Task to carry out:
Lines from the one containing "What TikZ code" to the one containing "(n#2) at (#3,#4)", both lines included, are to be extracted exactly from the data below; pictures are excluded.

Record extracts:
-- BEGIN --

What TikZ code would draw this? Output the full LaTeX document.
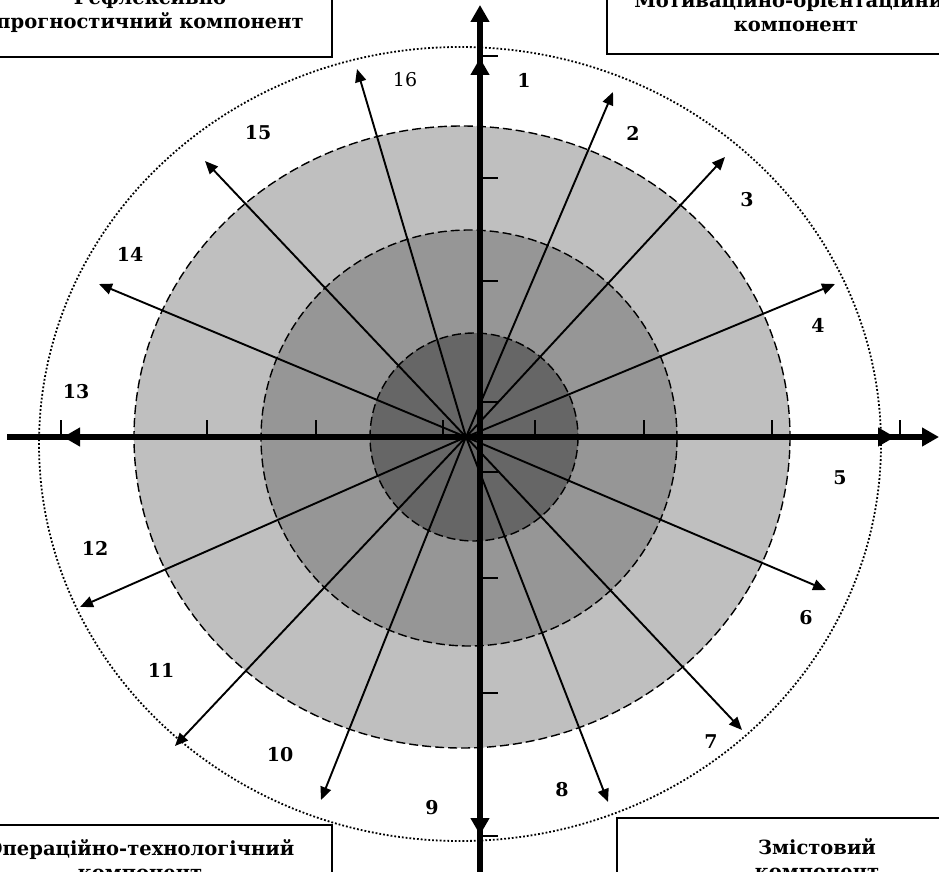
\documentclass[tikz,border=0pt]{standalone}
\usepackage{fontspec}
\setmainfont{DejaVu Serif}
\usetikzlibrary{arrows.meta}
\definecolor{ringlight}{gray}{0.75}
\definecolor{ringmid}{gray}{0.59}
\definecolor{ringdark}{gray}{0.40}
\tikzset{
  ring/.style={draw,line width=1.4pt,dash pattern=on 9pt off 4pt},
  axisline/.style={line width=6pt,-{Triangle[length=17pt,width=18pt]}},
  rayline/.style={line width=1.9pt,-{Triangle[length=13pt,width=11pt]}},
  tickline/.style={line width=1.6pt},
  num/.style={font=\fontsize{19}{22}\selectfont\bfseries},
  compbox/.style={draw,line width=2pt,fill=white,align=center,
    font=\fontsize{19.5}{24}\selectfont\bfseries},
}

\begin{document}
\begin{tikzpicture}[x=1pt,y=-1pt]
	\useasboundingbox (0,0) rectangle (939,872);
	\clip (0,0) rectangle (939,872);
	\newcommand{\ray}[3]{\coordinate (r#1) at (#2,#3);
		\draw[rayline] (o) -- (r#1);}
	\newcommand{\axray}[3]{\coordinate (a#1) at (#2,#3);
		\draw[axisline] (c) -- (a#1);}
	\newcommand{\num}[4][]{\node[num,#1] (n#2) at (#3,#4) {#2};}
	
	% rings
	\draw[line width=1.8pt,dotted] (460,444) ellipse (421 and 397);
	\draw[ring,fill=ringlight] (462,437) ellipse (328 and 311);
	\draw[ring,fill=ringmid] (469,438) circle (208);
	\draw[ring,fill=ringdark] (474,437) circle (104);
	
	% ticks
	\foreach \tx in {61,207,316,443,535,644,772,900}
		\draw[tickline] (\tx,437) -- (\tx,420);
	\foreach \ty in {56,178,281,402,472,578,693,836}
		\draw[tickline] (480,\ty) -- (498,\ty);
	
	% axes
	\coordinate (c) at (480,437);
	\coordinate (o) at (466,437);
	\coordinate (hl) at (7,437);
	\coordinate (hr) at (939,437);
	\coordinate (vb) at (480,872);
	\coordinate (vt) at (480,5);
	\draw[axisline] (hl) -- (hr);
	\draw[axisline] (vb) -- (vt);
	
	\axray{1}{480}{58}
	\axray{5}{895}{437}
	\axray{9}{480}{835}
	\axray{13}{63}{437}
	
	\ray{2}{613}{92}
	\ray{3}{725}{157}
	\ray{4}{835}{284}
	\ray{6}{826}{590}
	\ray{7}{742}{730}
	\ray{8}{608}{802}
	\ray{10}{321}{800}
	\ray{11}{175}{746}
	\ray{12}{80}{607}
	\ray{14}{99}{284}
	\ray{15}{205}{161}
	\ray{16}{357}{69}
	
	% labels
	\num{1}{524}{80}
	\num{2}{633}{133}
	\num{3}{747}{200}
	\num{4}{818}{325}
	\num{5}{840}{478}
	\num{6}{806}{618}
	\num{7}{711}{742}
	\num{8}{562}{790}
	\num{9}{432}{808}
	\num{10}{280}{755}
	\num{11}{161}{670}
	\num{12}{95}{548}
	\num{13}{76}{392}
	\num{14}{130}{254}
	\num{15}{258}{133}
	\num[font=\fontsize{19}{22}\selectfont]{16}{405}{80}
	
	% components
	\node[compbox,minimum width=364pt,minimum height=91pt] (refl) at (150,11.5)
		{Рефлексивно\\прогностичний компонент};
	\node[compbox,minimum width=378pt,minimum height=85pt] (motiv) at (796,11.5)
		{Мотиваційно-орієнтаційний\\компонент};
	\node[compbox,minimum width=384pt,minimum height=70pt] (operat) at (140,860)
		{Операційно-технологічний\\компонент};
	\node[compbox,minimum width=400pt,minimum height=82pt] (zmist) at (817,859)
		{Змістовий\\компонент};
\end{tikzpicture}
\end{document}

-- END --
-- BEGIN --

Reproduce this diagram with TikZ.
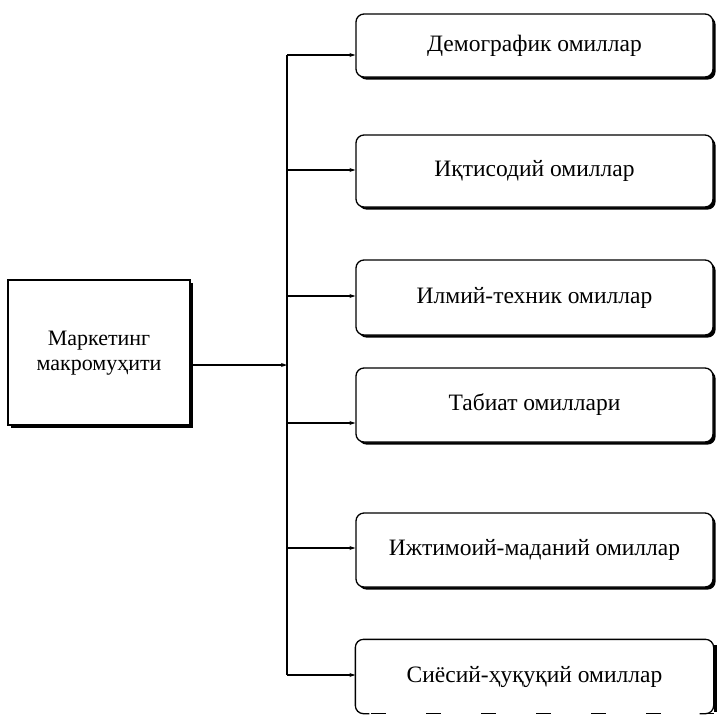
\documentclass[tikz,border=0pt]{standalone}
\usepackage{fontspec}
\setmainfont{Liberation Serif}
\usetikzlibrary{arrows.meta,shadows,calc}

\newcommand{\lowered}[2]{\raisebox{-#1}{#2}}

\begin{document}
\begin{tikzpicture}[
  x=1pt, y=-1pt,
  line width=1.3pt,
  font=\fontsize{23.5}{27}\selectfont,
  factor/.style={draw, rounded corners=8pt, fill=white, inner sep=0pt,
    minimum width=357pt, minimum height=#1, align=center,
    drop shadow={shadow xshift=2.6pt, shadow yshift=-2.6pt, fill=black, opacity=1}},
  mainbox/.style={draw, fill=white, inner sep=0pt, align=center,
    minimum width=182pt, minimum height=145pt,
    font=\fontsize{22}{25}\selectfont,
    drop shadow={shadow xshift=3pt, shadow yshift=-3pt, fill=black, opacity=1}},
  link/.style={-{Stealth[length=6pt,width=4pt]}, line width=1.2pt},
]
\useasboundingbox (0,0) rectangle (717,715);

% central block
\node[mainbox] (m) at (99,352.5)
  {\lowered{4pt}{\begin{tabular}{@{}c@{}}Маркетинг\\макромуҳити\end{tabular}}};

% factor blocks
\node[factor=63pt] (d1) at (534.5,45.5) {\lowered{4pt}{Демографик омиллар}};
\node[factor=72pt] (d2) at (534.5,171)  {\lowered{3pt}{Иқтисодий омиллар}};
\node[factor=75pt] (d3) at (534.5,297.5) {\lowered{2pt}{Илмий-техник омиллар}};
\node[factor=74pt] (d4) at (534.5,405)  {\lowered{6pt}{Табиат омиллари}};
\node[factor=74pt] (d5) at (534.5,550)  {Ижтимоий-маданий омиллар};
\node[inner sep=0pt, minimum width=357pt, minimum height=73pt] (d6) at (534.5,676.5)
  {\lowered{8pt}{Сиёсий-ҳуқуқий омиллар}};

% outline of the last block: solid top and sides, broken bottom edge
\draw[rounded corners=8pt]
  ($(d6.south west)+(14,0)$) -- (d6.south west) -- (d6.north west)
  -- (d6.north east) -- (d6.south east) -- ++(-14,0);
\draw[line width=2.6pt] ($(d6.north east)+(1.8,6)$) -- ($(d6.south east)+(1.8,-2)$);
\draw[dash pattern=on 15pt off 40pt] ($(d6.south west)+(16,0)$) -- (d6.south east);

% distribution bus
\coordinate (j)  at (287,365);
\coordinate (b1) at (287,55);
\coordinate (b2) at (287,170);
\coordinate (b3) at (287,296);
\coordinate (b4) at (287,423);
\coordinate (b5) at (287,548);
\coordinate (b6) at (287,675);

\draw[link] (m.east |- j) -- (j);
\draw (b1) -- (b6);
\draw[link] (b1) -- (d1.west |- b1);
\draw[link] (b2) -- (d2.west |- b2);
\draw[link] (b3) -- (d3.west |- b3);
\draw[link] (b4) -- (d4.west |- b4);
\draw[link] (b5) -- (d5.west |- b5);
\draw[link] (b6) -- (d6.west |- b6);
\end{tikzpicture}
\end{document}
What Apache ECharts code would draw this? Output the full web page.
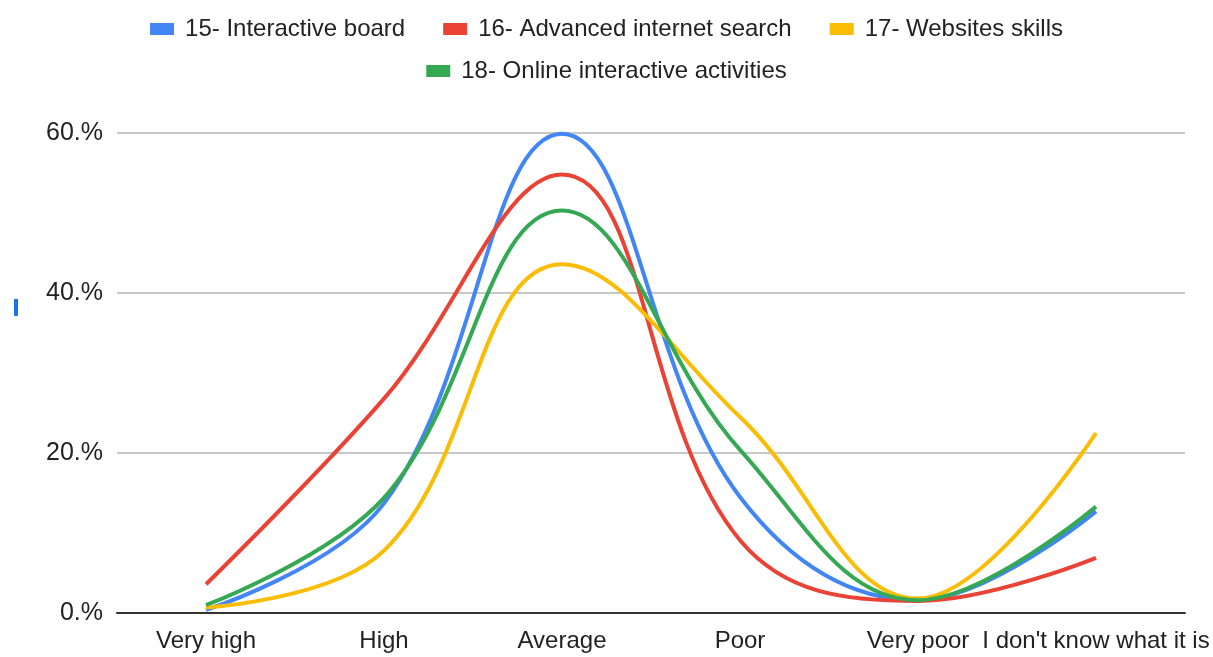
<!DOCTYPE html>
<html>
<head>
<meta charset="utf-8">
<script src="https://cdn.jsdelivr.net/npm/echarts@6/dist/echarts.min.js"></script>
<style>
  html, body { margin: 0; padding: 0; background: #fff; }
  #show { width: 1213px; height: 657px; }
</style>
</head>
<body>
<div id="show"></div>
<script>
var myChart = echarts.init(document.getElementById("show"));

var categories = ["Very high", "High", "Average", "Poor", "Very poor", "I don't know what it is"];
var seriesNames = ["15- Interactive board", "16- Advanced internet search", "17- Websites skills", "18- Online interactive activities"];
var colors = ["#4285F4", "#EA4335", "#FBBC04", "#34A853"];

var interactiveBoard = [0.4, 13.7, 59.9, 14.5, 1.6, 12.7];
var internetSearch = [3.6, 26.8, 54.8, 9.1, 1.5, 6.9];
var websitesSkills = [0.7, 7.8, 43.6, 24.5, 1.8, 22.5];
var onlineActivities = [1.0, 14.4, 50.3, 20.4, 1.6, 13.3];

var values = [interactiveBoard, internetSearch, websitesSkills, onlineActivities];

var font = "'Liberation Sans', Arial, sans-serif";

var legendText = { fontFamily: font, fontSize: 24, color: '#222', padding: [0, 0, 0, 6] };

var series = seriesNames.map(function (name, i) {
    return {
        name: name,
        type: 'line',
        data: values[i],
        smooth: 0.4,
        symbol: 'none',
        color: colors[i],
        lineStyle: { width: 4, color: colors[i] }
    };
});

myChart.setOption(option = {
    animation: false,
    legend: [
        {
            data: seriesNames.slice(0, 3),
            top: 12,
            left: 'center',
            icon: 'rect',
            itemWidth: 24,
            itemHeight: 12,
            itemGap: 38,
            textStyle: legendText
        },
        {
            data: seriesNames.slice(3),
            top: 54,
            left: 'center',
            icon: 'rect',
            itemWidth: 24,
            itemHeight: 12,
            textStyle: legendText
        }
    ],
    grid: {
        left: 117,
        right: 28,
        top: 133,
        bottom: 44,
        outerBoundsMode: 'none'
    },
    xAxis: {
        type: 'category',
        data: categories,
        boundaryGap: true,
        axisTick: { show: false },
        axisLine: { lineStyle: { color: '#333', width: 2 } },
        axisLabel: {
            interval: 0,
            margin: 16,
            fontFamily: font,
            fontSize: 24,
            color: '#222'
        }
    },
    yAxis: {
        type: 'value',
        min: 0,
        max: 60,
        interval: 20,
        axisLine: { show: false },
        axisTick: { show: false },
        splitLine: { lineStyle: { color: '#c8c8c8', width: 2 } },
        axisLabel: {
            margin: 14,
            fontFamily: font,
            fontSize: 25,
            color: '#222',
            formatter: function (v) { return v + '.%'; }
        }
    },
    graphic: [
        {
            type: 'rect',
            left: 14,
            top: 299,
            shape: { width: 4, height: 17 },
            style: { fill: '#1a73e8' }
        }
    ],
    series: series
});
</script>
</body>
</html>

-- END --

Expected output:
What TikZ code would draw this? Output the full LaTeX document.
\documentclass[tikz,border=0pt]{standalone}
\usepackage{fontspec}
\setmainfont{DejaVu Serif}
\usetikzlibrary{arrows.meta}
\definecolor{ringlight}{gray}{0.75}
\definecolor{ringmid}{gray}{0.59}
\definecolor{ringdark}{gray}{0.40}
\tikzset{
  ring/.style={draw,line width=1.4pt,dash pattern=on 9pt off 4pt},
  axisline/.style={line width=6pt,-{Triangle[length=17pt,width=18pt]}},
  rayline/.style={line width=1.9pt,-{Triangle[length=13pt,width=11pt]}},
  tickline/.style={line width=1.6pt},
  num/.style={font=\fontsize{19}{22}\selectfont\bfseries},
  compbox/.style={draw,line width=2pt,fill=white,align=center,
    font=\fontsize{19.5}{24}\selectfont\bfseries},
}

\begin{document}
\begin{tikzpicture}[x=1pt,y=-1pt]
	\useasboundingbox (0,0) rectangle (939,872);
	\clip (0,0) rectangle (939,872);
	\newcommand{\ray}[3]{\coordinate (r#1) at (#2,#3);
		\draw[rayline] (o) -- (r#1);}
	\newcommand{\axray}[3]{\coordinate (a#1) at (#2,#3);
		\draw[axisline] (c) -- (a#1);}
	\newcommand{\num}[4][]{\node[num,#1] (n#2) at (#3,#4) {#2};}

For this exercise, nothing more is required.